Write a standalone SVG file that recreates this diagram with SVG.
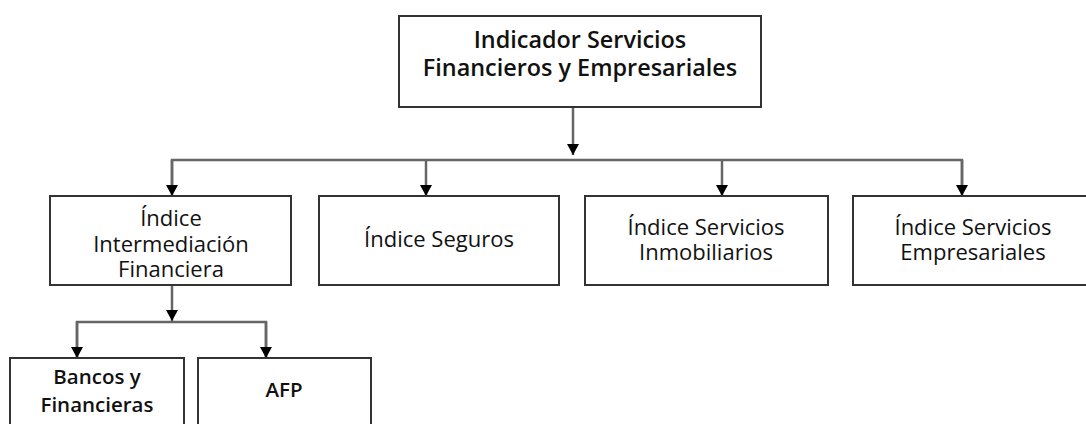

--

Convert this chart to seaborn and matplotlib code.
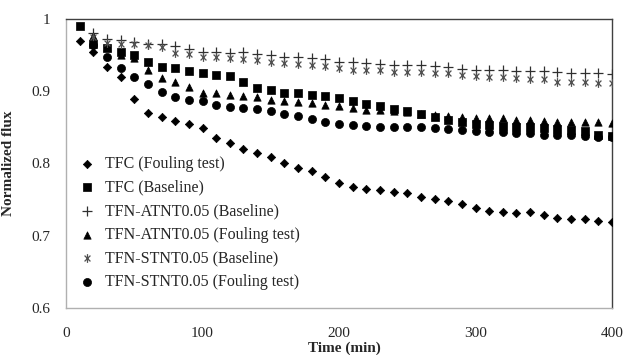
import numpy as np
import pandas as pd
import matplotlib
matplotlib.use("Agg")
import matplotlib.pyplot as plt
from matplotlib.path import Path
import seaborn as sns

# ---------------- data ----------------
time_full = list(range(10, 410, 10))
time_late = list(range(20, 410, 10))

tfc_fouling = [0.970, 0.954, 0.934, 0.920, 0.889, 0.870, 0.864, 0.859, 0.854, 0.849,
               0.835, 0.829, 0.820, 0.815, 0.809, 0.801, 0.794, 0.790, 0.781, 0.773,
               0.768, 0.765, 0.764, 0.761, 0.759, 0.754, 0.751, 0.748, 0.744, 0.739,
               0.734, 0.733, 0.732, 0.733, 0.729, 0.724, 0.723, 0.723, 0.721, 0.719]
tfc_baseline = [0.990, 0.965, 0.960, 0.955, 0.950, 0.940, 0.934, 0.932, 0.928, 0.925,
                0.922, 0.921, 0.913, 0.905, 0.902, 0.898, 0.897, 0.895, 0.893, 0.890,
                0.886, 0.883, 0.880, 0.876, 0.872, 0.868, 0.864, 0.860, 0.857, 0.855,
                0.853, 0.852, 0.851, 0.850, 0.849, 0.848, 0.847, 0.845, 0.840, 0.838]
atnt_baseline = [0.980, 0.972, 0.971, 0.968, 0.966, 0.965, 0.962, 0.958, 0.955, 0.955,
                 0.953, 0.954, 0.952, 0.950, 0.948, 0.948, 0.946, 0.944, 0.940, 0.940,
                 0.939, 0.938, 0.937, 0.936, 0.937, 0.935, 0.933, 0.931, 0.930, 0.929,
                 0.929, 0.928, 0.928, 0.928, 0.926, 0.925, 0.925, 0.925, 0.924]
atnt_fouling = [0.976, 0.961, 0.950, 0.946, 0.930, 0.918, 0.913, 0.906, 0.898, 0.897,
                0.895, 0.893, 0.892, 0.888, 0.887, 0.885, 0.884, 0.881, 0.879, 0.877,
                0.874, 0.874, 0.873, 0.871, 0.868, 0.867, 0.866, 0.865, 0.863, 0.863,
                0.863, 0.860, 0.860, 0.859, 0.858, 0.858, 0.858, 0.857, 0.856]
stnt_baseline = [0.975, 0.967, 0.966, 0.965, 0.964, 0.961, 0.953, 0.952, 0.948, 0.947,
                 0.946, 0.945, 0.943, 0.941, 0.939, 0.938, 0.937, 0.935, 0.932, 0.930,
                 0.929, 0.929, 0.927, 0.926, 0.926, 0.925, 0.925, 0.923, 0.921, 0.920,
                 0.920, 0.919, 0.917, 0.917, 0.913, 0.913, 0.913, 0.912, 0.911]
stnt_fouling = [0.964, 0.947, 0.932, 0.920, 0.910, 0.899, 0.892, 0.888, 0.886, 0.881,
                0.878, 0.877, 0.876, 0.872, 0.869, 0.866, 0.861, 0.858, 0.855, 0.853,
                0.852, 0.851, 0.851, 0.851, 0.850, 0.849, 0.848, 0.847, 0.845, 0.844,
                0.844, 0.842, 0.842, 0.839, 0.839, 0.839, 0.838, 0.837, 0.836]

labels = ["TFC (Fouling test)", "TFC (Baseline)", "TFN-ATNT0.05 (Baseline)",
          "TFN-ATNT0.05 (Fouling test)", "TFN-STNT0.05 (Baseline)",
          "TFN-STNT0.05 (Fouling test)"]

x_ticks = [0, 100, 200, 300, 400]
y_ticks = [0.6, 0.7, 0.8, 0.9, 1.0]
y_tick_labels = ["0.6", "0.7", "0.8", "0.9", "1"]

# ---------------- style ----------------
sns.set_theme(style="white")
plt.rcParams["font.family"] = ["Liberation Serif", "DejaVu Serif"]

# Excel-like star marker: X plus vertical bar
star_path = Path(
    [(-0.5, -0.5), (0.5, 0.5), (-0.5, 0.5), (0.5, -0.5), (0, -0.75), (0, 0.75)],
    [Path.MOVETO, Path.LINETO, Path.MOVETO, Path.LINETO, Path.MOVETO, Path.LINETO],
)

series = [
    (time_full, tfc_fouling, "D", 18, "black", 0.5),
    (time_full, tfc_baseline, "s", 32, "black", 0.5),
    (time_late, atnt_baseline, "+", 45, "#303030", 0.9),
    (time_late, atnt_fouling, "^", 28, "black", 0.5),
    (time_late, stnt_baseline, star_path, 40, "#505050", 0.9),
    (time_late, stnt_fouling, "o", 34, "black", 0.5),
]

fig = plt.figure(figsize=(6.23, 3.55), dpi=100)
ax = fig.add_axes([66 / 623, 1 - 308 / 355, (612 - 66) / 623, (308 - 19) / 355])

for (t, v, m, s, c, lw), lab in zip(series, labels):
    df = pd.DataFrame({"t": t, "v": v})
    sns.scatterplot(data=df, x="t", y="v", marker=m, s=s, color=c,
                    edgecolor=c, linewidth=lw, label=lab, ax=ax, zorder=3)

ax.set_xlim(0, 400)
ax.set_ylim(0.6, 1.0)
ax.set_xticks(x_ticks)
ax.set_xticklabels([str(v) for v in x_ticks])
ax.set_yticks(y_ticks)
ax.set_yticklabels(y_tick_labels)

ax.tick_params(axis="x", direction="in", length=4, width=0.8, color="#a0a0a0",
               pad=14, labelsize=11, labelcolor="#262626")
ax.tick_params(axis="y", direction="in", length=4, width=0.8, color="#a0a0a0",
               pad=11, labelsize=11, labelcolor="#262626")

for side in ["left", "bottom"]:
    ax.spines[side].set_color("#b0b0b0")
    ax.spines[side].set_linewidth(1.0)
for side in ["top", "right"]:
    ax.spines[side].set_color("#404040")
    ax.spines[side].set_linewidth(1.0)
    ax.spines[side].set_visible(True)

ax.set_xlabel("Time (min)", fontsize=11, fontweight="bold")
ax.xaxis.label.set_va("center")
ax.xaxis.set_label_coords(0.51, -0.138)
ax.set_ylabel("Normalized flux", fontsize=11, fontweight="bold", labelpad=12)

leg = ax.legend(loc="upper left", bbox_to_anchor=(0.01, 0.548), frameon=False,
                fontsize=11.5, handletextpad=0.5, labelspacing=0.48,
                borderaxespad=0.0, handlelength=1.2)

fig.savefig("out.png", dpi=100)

PROBLEM REQUIREMENTS:
Take out nothing but the lines from the one containing "Convert this chart" to the one containing "time_late = list(range(20, 410, 10))", inclusive, retyped exactly. Drop the pictures.

RESPONSE:
Convert this chart to seaborn and matplotlib code.
import numpy as np
import pandas as pd
import matplotlib
matplotlib.use("Agg")
import matplotlib.pyplot as plt
from matplotlib.path import Path
import seaborn as sns

# ---------------- data ----------------
time_full = list(range(10, 410, 10))
time_late = list(range(20, 410, 10))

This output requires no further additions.